A Taste of Caithness at Brora Distillery as New Visitor Experience Opens

It may be situated on the outskirts of Brora but aspects of the newly transformed Clynelish Distillery distinctly remind you of Caithness.

Greeting you at the shop is brand home manager Lauren Caithness who, despite her name, hails from Orkney originally and now lives in Inverness.

“I’m a great blend of all places north,” joked Lauren who manages the Clynelish shop where a variety of quality gifts are available apart from various Johnnie Walker whiskies.

And, to add to the Caithness connection, one of the brand home lead guides on the distillery tour is Wick-born Ian Sutherland who also worked locally as a police officer.

Ian and fellow guide Daisy Mackenzie show visitors around the mash house and explain the long and complex processes involved in creating the spirit with huge copper condensers and wash baths.

“The vapour rises and the copper works its magic to pull out what you don’t want,” said Ian as he points to one of the copper condensers which acts somewhat like a kettle.

The first part of the fermentation process gives an eight to nine per cent by volume solution and the second phase ramps it up to 24 per cent, he explains.

“In most distilleries the wash stills are larger than the spirit stills but ours are the other way around – nobody seems to know why, it’s one of those mysteries of life.”

Daisy explained how some of the stills are new and some are refurbished after originally being taken to the site in 1967. “From grain to glass it takes 14 years,” she added.

The two guides not only show visitors the nitty-gritty aspects of creating Clynelish but start off with an interactive, multi-sensory experience with secret rooms and hidden keys, each unlocking elements of the whisky’s unique story, as well as revealing stories of the local people, landscape and culture.

“No photos or recording please as we want to keep it all a surprise for each visitor,” says Daisy as she leads the way into a specially designed room that takes you on a tour of visual and historical treats related to the whisky.
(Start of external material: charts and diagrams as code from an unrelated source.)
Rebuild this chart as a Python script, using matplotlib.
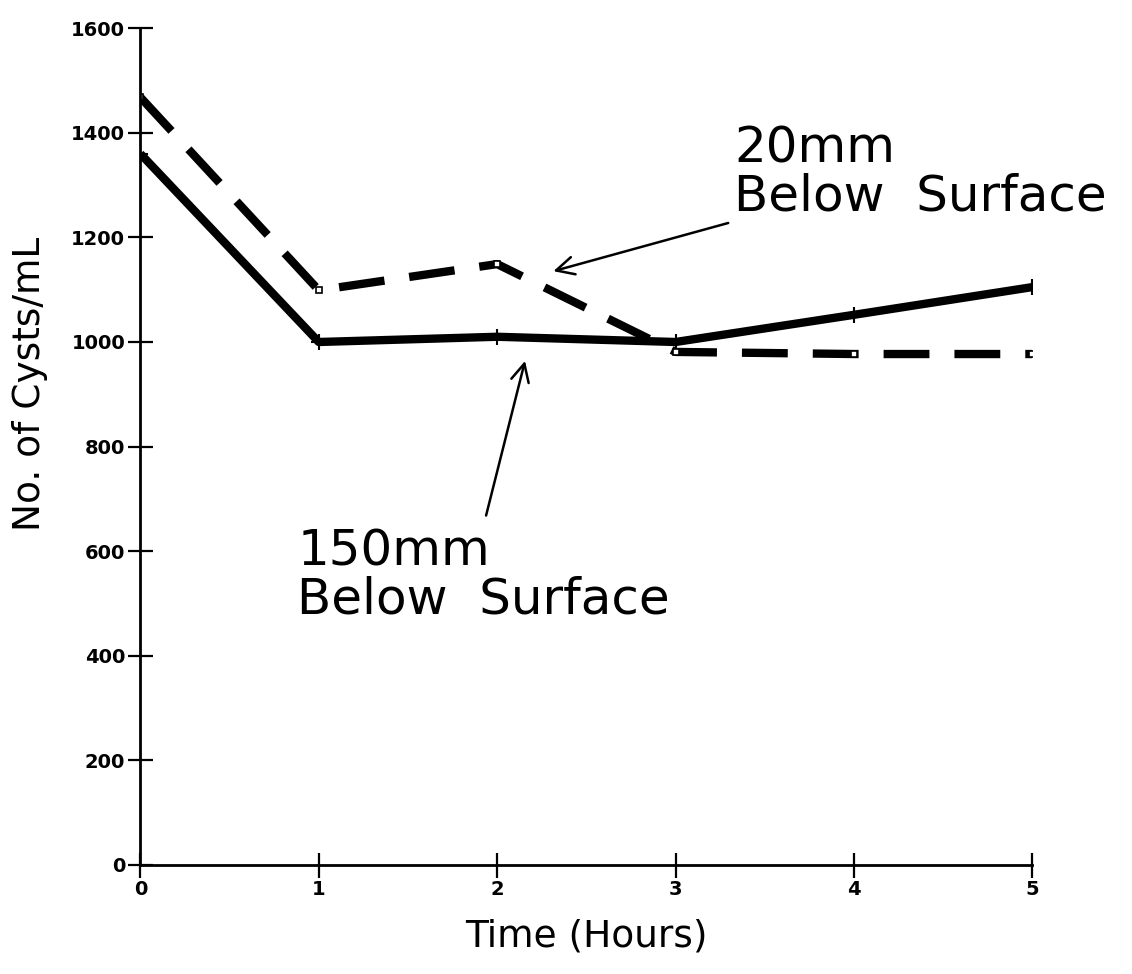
import matplotlib
matplotlib.use('Agg')
from matplotlib import pyplot as plt

hours = [0, 1, 2, 3, 4, 5]
cysts_150mm = [1360, 1000, 1010, 1000, 1052, 1105]
cysts_20mm = [1468, 1099, 1149, 981, 977, 977]
x_ticks = [0, 1, 2, 3, 4, 5]
y_ticks = [0, 200, 400, 600, 800, 1000, 1200, 1400, 1600]

plt.rcParams['font.family'] = ['DejaVu Sans']

fig = plt.figure(figsize=(11.32, 9.74), dpi=100)
ax = fig.add_axes([0.124, 0.112, 0.788, 0.859])

ax.plot(hours, cysts_150mm, color='black', lw=6, solid_capstyle='butt',
        marker='+', markersize=12, markeredgewidth=1.5)
ax.plot(hours, cysts_20mm, color='black', lw=6, dashes=(5.5, 3), dash_capstyle='butt',
        marker='s', markersize=5, markerfacecolor='white', markeredgewidth=1.2)

ax.set_xlim(0, 5)
ax.set_ylim(0, 1600)
ax.set_xticks(x_ticks)
ax.set_yticks(y_ticks)
ax.tick_params(direction='inout', length=18, width=1.6, labelsize=14, pad=2)
for lbl in ax.get_xticklabels() + ax.get_yticklabels():
    lbl.set_fontweight('bold')
ax.spines['top'].set_visible(False)
ax.spines['right'].set_visible(False)
ax.spines['left'].set_linewidth(2)
ax.spines['bottom'].set_linewidth(2)

ax.set_xlabel('Time (Hours)', fontsize=27, labelpad=14)
ax.set_ylabel('No. of Cysts/mL', fontsize=27)
ax.yaxis.set_label_coords(-0.104, 0.575)

ax.text(3.33, 1415, '20mm\nBelow  Surface', fontsize=36, ha='left', va='top', linespacing=1.0)
ax.annotate('', xy=(2.3, 1134), xytext=(3.31, 1229),
            arrowprops=dict(arrowstyle='->', lw=1.8, color='black', mutation_scale=32))

ax.text(0.88, 646, '150mm\nBelow  Surface', fontsize=36, ha='left', va='top', linespacing=1.0)
ax.annotate('', xy=(2.16, 969), xytext=(1.934, 663),
            arrowprops=dict(arrowstyle='->', lw=1.8, color='black', mutation_scale=32))

fig.savefig('out.png', dpi=100)
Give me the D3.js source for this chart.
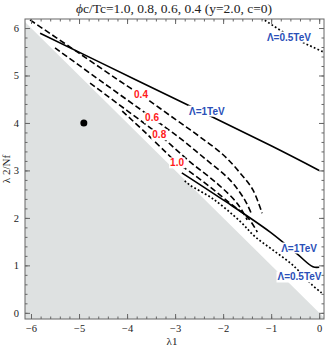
<!DOCTYPE html>
<html>
<head>
<meta charset="utf-8">
<script src="https://cdn.jsdelivr.net/npm/d3@7"></script>
<style>
body { margin: 0; background: #fff; }
text { font-family: "Liberation Serif", serif; }
</style>
</head>
<body>
<script>
const width = 327, height = 349;
const frame = {left: 25, right: 324, top: 19, bottom: 319};

// axis values
const xDomain = [-6.125, 0.1];
const yDomain = [-0.13, 6.19];
const xTicks = [-6, -5, -4, -3, -2, -1, 0];
const yTicks = [0, 1, 2, 3, 4, 5, 6];

// contours of phi_c/T_c (dashed)
const phiLevels = ["0.4", "0.6", "0.8", "1.0"];
const phi04 = [[-6.02, 6.17], [-5.0, 5.47], [-4.0, 4.78], [-3.71, 4.59], [-3.0, 4.08], [-2.5, 3.72], [-2.0, 3.33], [-1.65, 2.95], [-1.38, 2.59], [-1.19, 2.1]];
const phi06 = [[-5.5, 5.58], [-4.5, 4.85], [-3.48, 4.11], [-2.9, 3.68], [-2.38, 3.25], [-1.86, 2.8], [-1.55, 2.38], [-1.4, 2.06]];
const phi08 = [[-4.77, 4.84], [-4.0, 4.26], [-3.33, 3.75], [-2.69, 3.18], [-2.13, 2.73], [-1.71, 2.31], [-1.5, 1.96]];
const phi10 = [[-4.1, 4.25], [-3.6, 3.78], [-3.17, 3.36], [-2.96, 3.16], [-2.69, 2.97], [-2.27, 2.65], [-1.86, 2.31], [-1.48, 2.0], [-1.29, 1.7]];
const phiLabelPos = [[-3.71, 4.59], [-3.48, 4.11], [-3.33, 3.75], [-2.96, 3.16]];

// cutoff lines
const lam1Upper = [[-5.81, 5.89], [-3.8, 4.9], [-1.0, 3.52], [0.0, 3.0]];
const lam1Lower = [[-2.86, 2.95], [-2.0, 2.38], [-1.02, 1.7], [-0.46, 1.24], [-0.13, 0.97], [0.0, 0.96]];
const lam05Upper = [[-1.2, 6.21], [-0.62, 5.84], [0.1, 5.49]];
const lam05Lower = [[-2.8, 2.78], [-2.69, 2.69], [-2.21, 2.4], [-1.65, 1.93], [-1.33, 1.6], [-0.96, 1.32], [-0.545, 1.0], [-0.15, 0.59], [0.05, 0.42]];
const lamLabels = ["Λ=0.5TeV", "Λ=1TeV", "Λ=1TeV", "Λ=0.5TeV"];
const lamLabelPos = [[-0.63, 5.81], [-2.34, 4.25], [-0.42, 1.365], [-0.41, 0.755]];

// benchmark point
const point = [-4.9, 4.0];

var x = d3.scaleLinear().domain(xDomain).range([frame.left, frame.right]);
var y = d3.scaleLinear().domain(yDomain).range([frame.bottom, frame.top]);

var svg = d3.select("body").append("svg")
    .attr("width", width)
    .attr("height", height);

svg.append("clipPath").attr("id", "plotclip")
  .append("rect")
    .attr("x", frame.left).attr("y", frame.top)
    .attr("width", frame.right - frame.left)
    .attr("height", frame.bottom - frame.top);

var plot = svg.append("g").attr("clip-path", "url(#plotclip)");

// excluded region lambda2/Nf < -lambda1
var grey = [[xDomain[0] - 1, -xDomain[0] + 1], [xDomain[1] + 1, -xDomain[1] - 1], [xDomain[1] + 1, yDomain[0] - 1], [xDomain[0] - 1, yDomain[0] - 1]];
plot.append("path")
    .attr("d", "M" + grey.map(function(d) { return x(d[0]) + "," + y(d[1]); }).join("L") + "Z")
    .attr("fill", "#dee1e1");

var line = d3.line()
    .x(function(d) { return x(d[0]); })
    .y(function(d) { return y(d[1]); })
    .curve(d3.curveCatmullRom.alpha(0.5));

[phi04, phi06, phi08, phi10].forEach(function(c) {
    plot.append("path")
        .attr("d", line(c))
        .attr("fill", "none")
        .attr("stroke", "#000")
        .attr("stroke-width", 1.6)
        .attr("stroke-dasharray", "6,3");
});

[lam1Upper, lam1Lower].forEach(function(c) {
    plot.append("path")
        .attr("d", line(c))
        .attr("fill", "none")
        .attr("stroke", "#000")
        .attr("stroke-width", 1.6);
});

[lam05Upper, lam05Lower].forEach(function(c) {
    plot.append("path")
        .attr("d", line(c))
        .attr("fill", "none")
        .attr("stroke", "#000")
        .attr("stroke-width", 1.7)
        .attr("stroke-dasharray", "1.8,2.2");
});

plot.append("circle")
    .attr("cx", x(point[0]))
    .attr("cy", y(point[1]))
    .attr("r", 3.5)
    .attr("fill", "#000");

function addLabel(txt, pos, color) {
    var g = plot.append("g")
        .attr("transform", "translate(" + x(pos[0]) + "," + y(pos[1]) + ")");
    var t = g.append("text")
        .attr("text-anchor", "middle")
        .attr("dy", "0.35em")
        .style("font-family", "'Liberation Sans', Arial, sans-serif")
        .style("font-weight", "bold")
        .style("font-size", "10px")
        .attr("fill", color)
        .text(txt);
    var b = t.node().getBBox();
    g.insert("rect", "text")
        .attr("x", b.x - 1).attr("y", b.y)
        .attr("width", b.width + 2).attr("height", b.height)
        .attr("fill", "#fff");
}

phiLevels.forEach(function(l, i) { addLabel(l, phiLabelPos[i], "#ff1a1a"); });
lamLabels.forEach(function(l, i) { addLabel(l, lamLabelPos[i], "#2a4fb8"); });

// frame with ticks on all sides
function minor(dom) {
    return d3.range(Math.ceil(dom[0] * 5), Math.floor(dom[1] * 5) + 1).map(function(k) { return k / 5; });
}
var frameColor = "#666";

function styleAxis(g) {
    g.select(".domain").remove();
    g.selectAll("line").attr("stroke", frameColor);
    g.selectAll("text").style("font-family", "'Liberation Serif', serif").style("font-size", "10.5px").attr("fill", "#222");
}

svg.append("g").attr("transform", "translate(0," + frame.bottom + ")")
    .call(d3.axisBottom(x).tickValues(minor(xDomain)).tickSize(-2.5).tickFormat("")).call(styleAxis);
svg.append("g").attr("transform", "translate(0," + frame.bottom + ")")
    .call(d3.axisBottom(x).tickValues(xTicks).tickSize(-5).tickPadding(6).tickFormat(d3.format("d"))).call(styleAxis);
svg.append("g").attr("transform", "translate(0," + frame.top + ")")
    .call(d3.axisTop(x).tickValues(minor(xDomain)).tickSize(-2.5).tickFormat("")).call(styleAxis);
svg.append("g").attr("transform", "translate(0," + frame.top + ")")
    .call(d3.axisTop(x).tickValues(xTicks).tickSize(-5).tickFormat("")).call(styleAxis);

svg.append("g").attr("transform", "translate(" + frame.left + ",0)")
    .call(d3.axisLeft(y).tickValues(minor(yDomain)).tickSize(-2.5).tickFormat("")).call(styleAxis);
svg.append("g").attr("transform", "translate(" + frame.left + ",0)")
    .call(d3.axisLeft(y).tickValues(yTicks).tickSize(-5).tickPadding(6).tickFormat(d3.format("d"))).call(styleAxis);
svg.append("g").attr("transform", "translate(" + frame.right + ",0)")
    .call(d3.axisRight(y).tickValues(minor(yDomain)).tickSize(-2.5).tickFormat("")).call(styleAxis);
svg.append("g").attr("transform", "translate(" + frame.right + ",0)")
    .call(d3.axisRight(y).tickValues(yTicks).tickSize(-5).tickFormat("")).call(styleAxis);

svg.append("rect")
    .attr("x", frame.left).attr("y", frame.top)
    .attr("width", frame.right - frame.left)
    .attr("height", frame.bottom - frame.top)
    .attr("fill", "none")
    .attr("stroke", frameColor)
    .attr("stroke-width", 1);

// title and axis labels
var title = svg.append("text")
    .attr("x", 174).attr("y", 13)
    .attr("text-anchor", "middle")
    .style("font-size", "13.5px")
    .attr("fill", "#222");
title.append("tspan").style("font-style", "italic").text("ϕ");
title.append("tspan").text("c/Tc=1.0, 0.8, 0.6, 0.4 (y=2.0, c=0)");

svg.append("text")
    .attr("x", 172).attr("y", 345)
    .attr("text-anchor", "middle")
    .style("font-size", "11px")
    .attr("fill", "#222")
    .text("λ1");

svg.append("text")
    .attr("transform", "translate(10," + 169 + ") rotate(-90)")
    .attr("text-anchor", "middle")
    .style("font-size", "11px")
    .attr("fill", "#222")
    .text("λ 2/Nf");
</script>
</body>
</html>
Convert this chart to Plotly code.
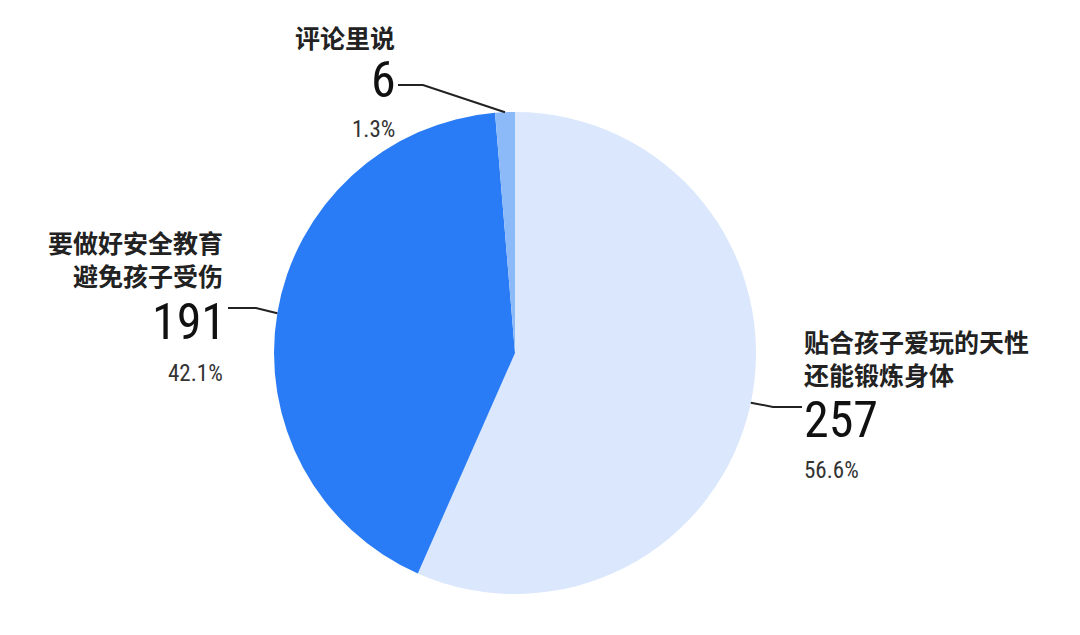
import math
import plotly.graph_objects as go

labels = ["贴合孩子爱玩的天性<br>还能锻炼身体", "要做好安全教育<br>避免孩子受伤", "评论里说"]
values = [257, 191, 6]
colors = ["#dae7fc", "#2a7cf6", "#8cb9f8"]

W, H = 1080, 635
CX, CY, R = 515, 353, 241

total = sum(values)
percents = [f"{v / total * 100:.1f}%" for v in values]

fig = go.Figure(go.Pie(
    labels=labels, values=values, sort=False, direction="clockwise", rotation=0,
    marker=dict(colors=colors, line=dict(width=0)),
    textinfo="none", hoverinfo="label+value+percent", showlegend=False,
    domain=dict(x=[(CX - R) / W, (CX + R) / W], y=[(H - CY - R) / H, (H - CY + R) / H]),
))

def px(x):
    return x / W

def py(y):
    return 1 - y / H

CJK = "Noto Sans CJK SC, sans-serif"
NUM = "Roboto Condensed, Liberation Sans Narrow, DejaVu Sans Condensed, sans-serif"

# label layout in pixels: title x, number x, xanchor, title centre y, number y, percent y, elbow, label-end
layout_spec = [
    dict(x=802, nx=802, xa="left", ty=357, ny=420, py_=471, elbow=(773, 407), end=(802, 407)),
    dict(x=225, nx=228, xa="right", ty=258, ny=322, py_=373, elbow=(256, 308), end=(228, 308)),
    dict(x=397, nx=398, xa="right", ty=37, ny=80, py_=129, elbow=(423, 85), end=(398, 85)),
]

annotations = []
shapes = []
cum = 0
for lab, val, pct, spec in zip(labels, values, percents, layout_spec):
    mid = (cum + val / 2) / total * 2 * math.pi
    cum += val
    ex = CX + R * math.sin(mid)
    ey = CY - R * math.cos(mid)
    annotations.append(dict(x=px(spec["x"]), y=py(spec["ty"]), xref="paper", yref="paper",
                            xanchor=spec["xa"], yanchor="middle", showarrow=False,
                            text=lab, align=spec["xa"],
                            font=dict(family=CJK, size=25, color="#222222", weight=600)))
    annotations.append(dict(x=px(spec["nx"]), y=py(spec["ny"]), xref="paper", yref="paper",
                            xanchor=spec["xa"], yanchor="middle", showarrow=False,
                            text=str(val), font=dict(family=NUM, size=50, color="#111111")))
    annotations.append(dict(x=px(spec["x"]), y=py(spec["py_"]), xref="paper", yref="paper",
                            xanchor=spec["xa"], yanchor="middle", showarrow=False,
                            text=pct, font=dict(family=NUM, size=23, color="#333333")))
    path = (f"M {px(ex)},{py(ey)} L {px(spec['elbow'][0])},{py(spec['elbow'][1])} "
            f"L {px(spec['end'][0])},{py(spec['end'][1])}")
    shapes.append(dict(type="path", xref="paper", yref="paper", path=path,
                       line=dict(color="#222222", width=2)))

fig.update_layout(
    width=W, height=H, margin=dict(l=0, r=0, t=0, b=0),
    paper_bgcolor="white", plot_bgcolor="white",
    annotations=annotations, shapes=shapes,
)

fig.write_html("out.html", config={"displayModeBar": False},
               post_script="document.body.style.margin='0';")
There are even tastes and odours that will linger with you long after.

No expense has been spared with the making of this new site and attention to detail is quite extraordinary. Ian shows how the flooring panels in the distillery’s shop are cut at a 24 degree angle that exactly mimics the angle of tilt on the Johnnie Walker labels. “The attention to detail in this place is just amazing,” he adds.

The all-new visitor experience at Clynelish Distillery is part of a whisky tourism initiative by parent company Johnnie Walker to create its special “Highland Home” at Brora and lies conveniently on the North Coast 500 scenic route. Scottish cycling legend and sustainable travel advocate Mark Beaumont officially opened the new Highland Home of Johnnie Walker last month in what the company call the latest step towards the recovery of Scottish tourism.

The record-holding cyclist, who is known for being the fastest man to cycle around the world, is an ambassador for the NC500 and welcomed the global drinks company’s investment in sustainable tourism and the new offering it brings to the iconic route.

He said: “Scotch whisky is such an important part of Scotland’s tourism eco-system, along with our incredible natural environment and our beautiful Highland and Islands communities.

“It is vital that we rebuild tourism in the right way for the environment and the community. The future has to be about high-quality visitor experiences that are thoughtful about their local environment, and it is great to see that exemplified with the new Highland Home of Johnnie Walker at Clynelish Distillery.”

With great respect to the area it sits within, the company talks of its pride in employing locally and respecting the surrounding environment. The Clynelish label even has the image of a Scottish wildcat – an animal that was venerated throughout the far north in ancient times and is still found in isolated areas of Caithness and Sutherland.

The site’s renovation is part of Diageo’s wider £185M investment into tourism in Scotland which will see it transform its Scotch whisky experience and advance its sustainability initiative across its network of visitor centres.

In line with the latest advice from the Scottish Government on tourism and travel, the brand home will be open to all domestic visitors across the UK. Diageo has also begun a staggered reopening plan for its other Scotch whisky visitor experiences, which will see ten of its 12 distillery brand homes gradually reopen to the public in the coming weeks.